■ **DIRECTIVE**:
Take the listing from its first line through the line that contains "0.014, 0.005, 0.001, 0.0]" and please retype those lines exactly, leaving out the pictures.

■ **INFORMATION PROVIDED**:
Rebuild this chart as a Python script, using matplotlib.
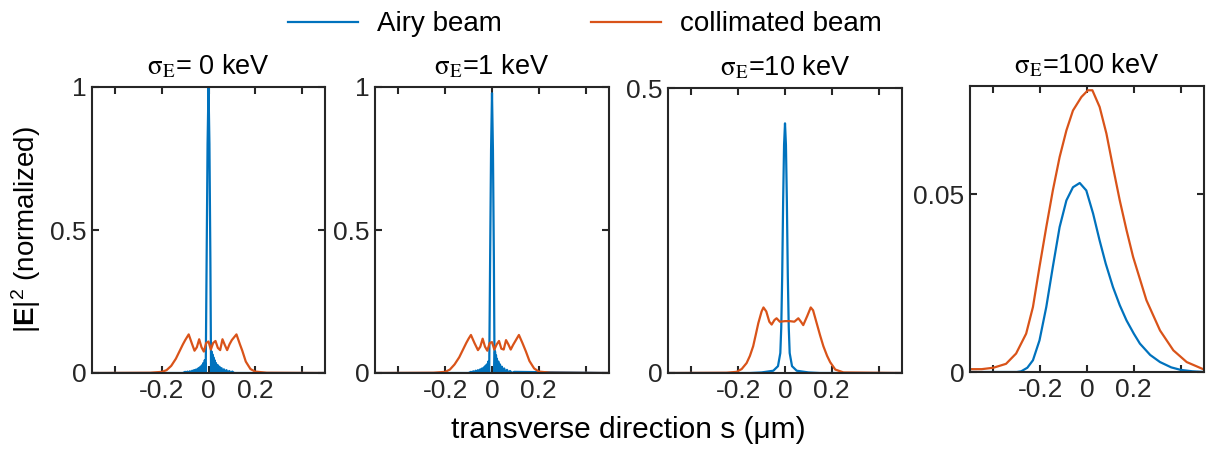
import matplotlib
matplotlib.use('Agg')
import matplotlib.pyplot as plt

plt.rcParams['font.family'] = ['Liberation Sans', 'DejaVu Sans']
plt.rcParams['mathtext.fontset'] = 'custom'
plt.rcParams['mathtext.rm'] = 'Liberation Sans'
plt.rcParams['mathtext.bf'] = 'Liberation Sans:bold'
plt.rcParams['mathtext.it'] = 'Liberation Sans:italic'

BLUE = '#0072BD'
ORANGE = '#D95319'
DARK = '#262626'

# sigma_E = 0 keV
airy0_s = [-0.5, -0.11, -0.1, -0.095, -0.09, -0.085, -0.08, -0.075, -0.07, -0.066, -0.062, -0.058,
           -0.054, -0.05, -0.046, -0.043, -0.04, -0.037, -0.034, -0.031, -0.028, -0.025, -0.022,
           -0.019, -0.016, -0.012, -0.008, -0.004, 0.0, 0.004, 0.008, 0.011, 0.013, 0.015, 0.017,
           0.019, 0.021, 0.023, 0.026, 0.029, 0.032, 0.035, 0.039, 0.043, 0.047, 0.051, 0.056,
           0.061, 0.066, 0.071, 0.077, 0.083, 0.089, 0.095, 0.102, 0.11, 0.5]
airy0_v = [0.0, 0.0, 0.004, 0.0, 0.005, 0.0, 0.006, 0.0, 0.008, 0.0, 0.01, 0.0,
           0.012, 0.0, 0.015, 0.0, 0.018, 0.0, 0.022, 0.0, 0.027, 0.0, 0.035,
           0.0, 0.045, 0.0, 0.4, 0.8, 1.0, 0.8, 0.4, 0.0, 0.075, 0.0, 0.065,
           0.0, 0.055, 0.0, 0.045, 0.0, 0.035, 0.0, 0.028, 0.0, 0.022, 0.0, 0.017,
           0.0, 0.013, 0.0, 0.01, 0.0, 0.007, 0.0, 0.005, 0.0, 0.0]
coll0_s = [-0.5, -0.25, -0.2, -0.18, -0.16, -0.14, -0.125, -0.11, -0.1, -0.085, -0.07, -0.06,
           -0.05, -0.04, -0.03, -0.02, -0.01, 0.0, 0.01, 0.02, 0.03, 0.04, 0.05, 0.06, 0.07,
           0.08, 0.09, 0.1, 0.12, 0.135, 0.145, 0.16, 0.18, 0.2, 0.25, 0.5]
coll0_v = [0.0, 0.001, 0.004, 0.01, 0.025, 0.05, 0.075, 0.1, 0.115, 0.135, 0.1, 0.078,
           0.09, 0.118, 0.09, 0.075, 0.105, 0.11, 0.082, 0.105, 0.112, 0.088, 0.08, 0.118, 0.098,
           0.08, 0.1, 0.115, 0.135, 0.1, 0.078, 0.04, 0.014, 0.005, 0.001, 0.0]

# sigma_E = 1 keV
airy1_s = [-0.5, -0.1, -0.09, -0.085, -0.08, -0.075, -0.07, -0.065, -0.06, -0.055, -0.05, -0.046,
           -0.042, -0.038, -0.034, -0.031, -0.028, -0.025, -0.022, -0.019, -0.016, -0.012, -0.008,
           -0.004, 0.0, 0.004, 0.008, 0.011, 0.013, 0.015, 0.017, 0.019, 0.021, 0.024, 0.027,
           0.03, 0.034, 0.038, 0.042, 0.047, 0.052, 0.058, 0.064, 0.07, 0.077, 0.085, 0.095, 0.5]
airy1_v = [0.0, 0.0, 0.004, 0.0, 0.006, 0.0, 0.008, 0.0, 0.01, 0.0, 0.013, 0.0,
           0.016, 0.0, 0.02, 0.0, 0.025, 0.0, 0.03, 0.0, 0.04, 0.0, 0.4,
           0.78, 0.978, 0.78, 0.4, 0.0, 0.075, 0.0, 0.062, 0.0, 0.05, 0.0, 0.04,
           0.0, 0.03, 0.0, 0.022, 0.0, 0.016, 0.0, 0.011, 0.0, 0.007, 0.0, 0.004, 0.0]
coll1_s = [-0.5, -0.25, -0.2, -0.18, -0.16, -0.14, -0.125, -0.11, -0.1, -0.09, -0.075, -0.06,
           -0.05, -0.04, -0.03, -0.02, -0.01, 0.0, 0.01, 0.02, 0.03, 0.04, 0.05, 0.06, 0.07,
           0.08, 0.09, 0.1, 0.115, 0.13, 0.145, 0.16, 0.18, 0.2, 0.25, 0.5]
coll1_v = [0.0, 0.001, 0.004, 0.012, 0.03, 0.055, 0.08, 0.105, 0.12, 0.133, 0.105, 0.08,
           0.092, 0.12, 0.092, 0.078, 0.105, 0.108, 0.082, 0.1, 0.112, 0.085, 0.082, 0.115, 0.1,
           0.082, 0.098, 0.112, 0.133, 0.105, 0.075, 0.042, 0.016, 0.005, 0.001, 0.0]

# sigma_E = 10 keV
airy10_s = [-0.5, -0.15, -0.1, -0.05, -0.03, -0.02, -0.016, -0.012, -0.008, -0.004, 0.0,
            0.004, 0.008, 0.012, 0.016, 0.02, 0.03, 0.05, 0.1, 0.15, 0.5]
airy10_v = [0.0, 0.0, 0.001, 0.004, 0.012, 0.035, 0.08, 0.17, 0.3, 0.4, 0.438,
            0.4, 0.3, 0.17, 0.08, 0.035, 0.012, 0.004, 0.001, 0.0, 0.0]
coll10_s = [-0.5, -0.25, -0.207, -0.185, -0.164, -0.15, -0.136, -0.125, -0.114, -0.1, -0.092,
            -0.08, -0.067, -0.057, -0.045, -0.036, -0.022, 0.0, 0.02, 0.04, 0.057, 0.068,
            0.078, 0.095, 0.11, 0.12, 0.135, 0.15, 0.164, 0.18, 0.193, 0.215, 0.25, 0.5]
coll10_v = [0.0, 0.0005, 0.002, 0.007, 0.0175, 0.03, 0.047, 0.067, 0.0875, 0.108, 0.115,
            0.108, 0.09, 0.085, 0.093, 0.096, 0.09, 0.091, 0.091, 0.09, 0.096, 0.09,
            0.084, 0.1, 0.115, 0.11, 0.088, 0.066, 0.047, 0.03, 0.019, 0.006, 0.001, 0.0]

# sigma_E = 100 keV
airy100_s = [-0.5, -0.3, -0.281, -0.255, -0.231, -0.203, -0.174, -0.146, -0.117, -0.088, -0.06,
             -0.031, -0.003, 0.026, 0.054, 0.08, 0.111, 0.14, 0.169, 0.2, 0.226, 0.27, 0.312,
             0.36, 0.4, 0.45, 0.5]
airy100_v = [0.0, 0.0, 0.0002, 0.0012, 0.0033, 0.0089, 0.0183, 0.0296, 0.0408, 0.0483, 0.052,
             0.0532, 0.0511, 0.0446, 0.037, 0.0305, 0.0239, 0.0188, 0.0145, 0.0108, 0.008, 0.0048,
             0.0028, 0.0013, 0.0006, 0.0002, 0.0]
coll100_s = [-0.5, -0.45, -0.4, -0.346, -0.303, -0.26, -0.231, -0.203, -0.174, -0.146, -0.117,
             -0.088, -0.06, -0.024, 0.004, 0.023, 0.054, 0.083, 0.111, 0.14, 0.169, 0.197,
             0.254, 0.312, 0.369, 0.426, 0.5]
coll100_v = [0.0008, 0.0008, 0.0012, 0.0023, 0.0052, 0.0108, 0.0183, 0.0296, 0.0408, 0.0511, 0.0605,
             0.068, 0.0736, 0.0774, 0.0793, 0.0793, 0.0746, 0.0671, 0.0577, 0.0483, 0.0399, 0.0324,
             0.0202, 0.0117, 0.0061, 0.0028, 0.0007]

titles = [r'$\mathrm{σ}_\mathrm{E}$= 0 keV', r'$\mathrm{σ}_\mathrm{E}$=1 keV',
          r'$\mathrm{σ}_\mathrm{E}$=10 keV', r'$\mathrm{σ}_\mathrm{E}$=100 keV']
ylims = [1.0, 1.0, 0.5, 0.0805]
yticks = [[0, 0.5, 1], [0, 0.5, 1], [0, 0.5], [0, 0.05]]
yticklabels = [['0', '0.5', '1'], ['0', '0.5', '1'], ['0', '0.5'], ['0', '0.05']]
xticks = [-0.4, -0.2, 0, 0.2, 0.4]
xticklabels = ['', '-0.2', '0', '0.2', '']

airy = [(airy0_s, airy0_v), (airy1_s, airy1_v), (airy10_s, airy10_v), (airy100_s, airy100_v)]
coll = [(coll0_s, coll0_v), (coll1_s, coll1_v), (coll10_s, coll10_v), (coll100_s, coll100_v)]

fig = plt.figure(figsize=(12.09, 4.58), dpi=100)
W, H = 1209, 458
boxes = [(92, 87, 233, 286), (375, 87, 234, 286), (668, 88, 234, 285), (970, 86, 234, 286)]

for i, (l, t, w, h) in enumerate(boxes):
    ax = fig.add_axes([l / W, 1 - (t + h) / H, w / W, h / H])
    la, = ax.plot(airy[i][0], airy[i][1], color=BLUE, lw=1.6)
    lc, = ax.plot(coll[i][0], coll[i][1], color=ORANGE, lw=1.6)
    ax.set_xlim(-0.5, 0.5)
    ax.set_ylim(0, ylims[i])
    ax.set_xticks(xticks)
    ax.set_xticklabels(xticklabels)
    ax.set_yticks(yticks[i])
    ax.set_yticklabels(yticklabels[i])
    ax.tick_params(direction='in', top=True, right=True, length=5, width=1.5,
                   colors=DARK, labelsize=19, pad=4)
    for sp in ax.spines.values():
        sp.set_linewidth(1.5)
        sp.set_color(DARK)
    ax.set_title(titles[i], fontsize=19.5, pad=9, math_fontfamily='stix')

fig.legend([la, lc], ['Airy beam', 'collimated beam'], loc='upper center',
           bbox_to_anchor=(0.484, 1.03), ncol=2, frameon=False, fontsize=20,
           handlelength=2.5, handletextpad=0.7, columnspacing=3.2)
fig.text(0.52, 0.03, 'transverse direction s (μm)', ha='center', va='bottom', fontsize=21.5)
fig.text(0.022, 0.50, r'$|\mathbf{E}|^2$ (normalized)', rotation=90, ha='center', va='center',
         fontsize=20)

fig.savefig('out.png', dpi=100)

■ **IN RESPONSE**:
Rebuild this chart as a Python script, using matplotlib.
import matplotlib
matplotlib.use('Agg')
import matplotlib.pyplot as plt

plt.rcParams['font.family'] = ['Liberation Sans', 'DejaVu Sans']
plt.rcParams['mathtext.fontset'] = 'custom'
plt.rcParams['mathtext.rm'] = 'Liberation Sans'
plt.rcParams['mathtext.bf'] = 'Liberation Sans:bold'
plt.rcParams['mathtext.it'] = 'Liberation Sans:italic'

BLUE = '#0072BD'
ORANGE = '#D95319'
DARK = '#262626'

# sigma_E = 0 keV
airy0_s = [-0.5, -0.11, -0.1, -0.095, -0.09, -0.085, -0.08, -0.075, -0.07, -0.066, -0.062, -0.058,
           -0.054, -0.05, -0.046, -0.043, -0.04, -0.037, -0.034, -0.031, -0.028, -0.025, -0.022,
           -0.019, -0.016, -0.012, -0.008, -0.004, 0.0, 0.004, 0.008, 0.011, 0.013, 0.015, 0.017,
           0.019, 0.021, 0.023, 0.026, 0.029, 0.032, 0.035, 0.039, 0.043, 0.047, 0.051, 0.056,
           0.061, 0.066, 0.071, 0.077, 0.083, 0.089, 0.095, 0.102, 0.11, 0.5]
airy0_v = [0.0, 0.0, 0.004, 0.0, 0.005, 0.0, 0.006, 0.0, 0.008, 0.0, 0.01, 0.0,
           0.012, 0.0, 0.015, 0.0, 0.018, 0.0, 0.022, 0.0, 0.027, 0.0, 0.035,
           0.0, 0.045, 0.0, 0.4, 0.8, 1.0, 0.8, 0.4, 0.0, 0.075, 0.0, 0.065,
           0.0, 0.055, 0.0, 0.045, 0.0, 0.035, 0.0, 0.028, 0.0, 0.022, 0.0, 0.017,
           0.0, 0.013, 0.0, 0.01, 0.0, 0.007, 0.0, 0.005, 0.0, 0.0]
coll0_s = [-0.5, -0.25, -0.2, -0.18, -0.16, -0.14, -0.125, -0.11, -0.1, -0.085, -0.07, -0.06,
           -0.05, -0.04, -0.03, -0.02, -0.01, 0.0, 0.01, 0.02, 0.03, 0.04, 0.05, 0.06, 0.07,
           0.08, 0.09, 0.1, 0.12, 0.135, 0.145, 0.16, 0.18, 0.2, 0.25, 0.5]
coll0_v = [0.0, 0.001, 0.004, 0.01, 0.025, 0.05, 0.075, 0.1, 0.115, 0.135, 0.1, 0.078,
           0.09, 0.118, 0.09, 0.075, 0.105, 0.11, 0.082, 0.105, 0.112, 0.088, 0.08, 0.118, 0.098,
           0.08, 0.1, 0.115, 0.135, 0.1, 0.078, 0.04, 0.014, 0.005, 0.001, 0.0]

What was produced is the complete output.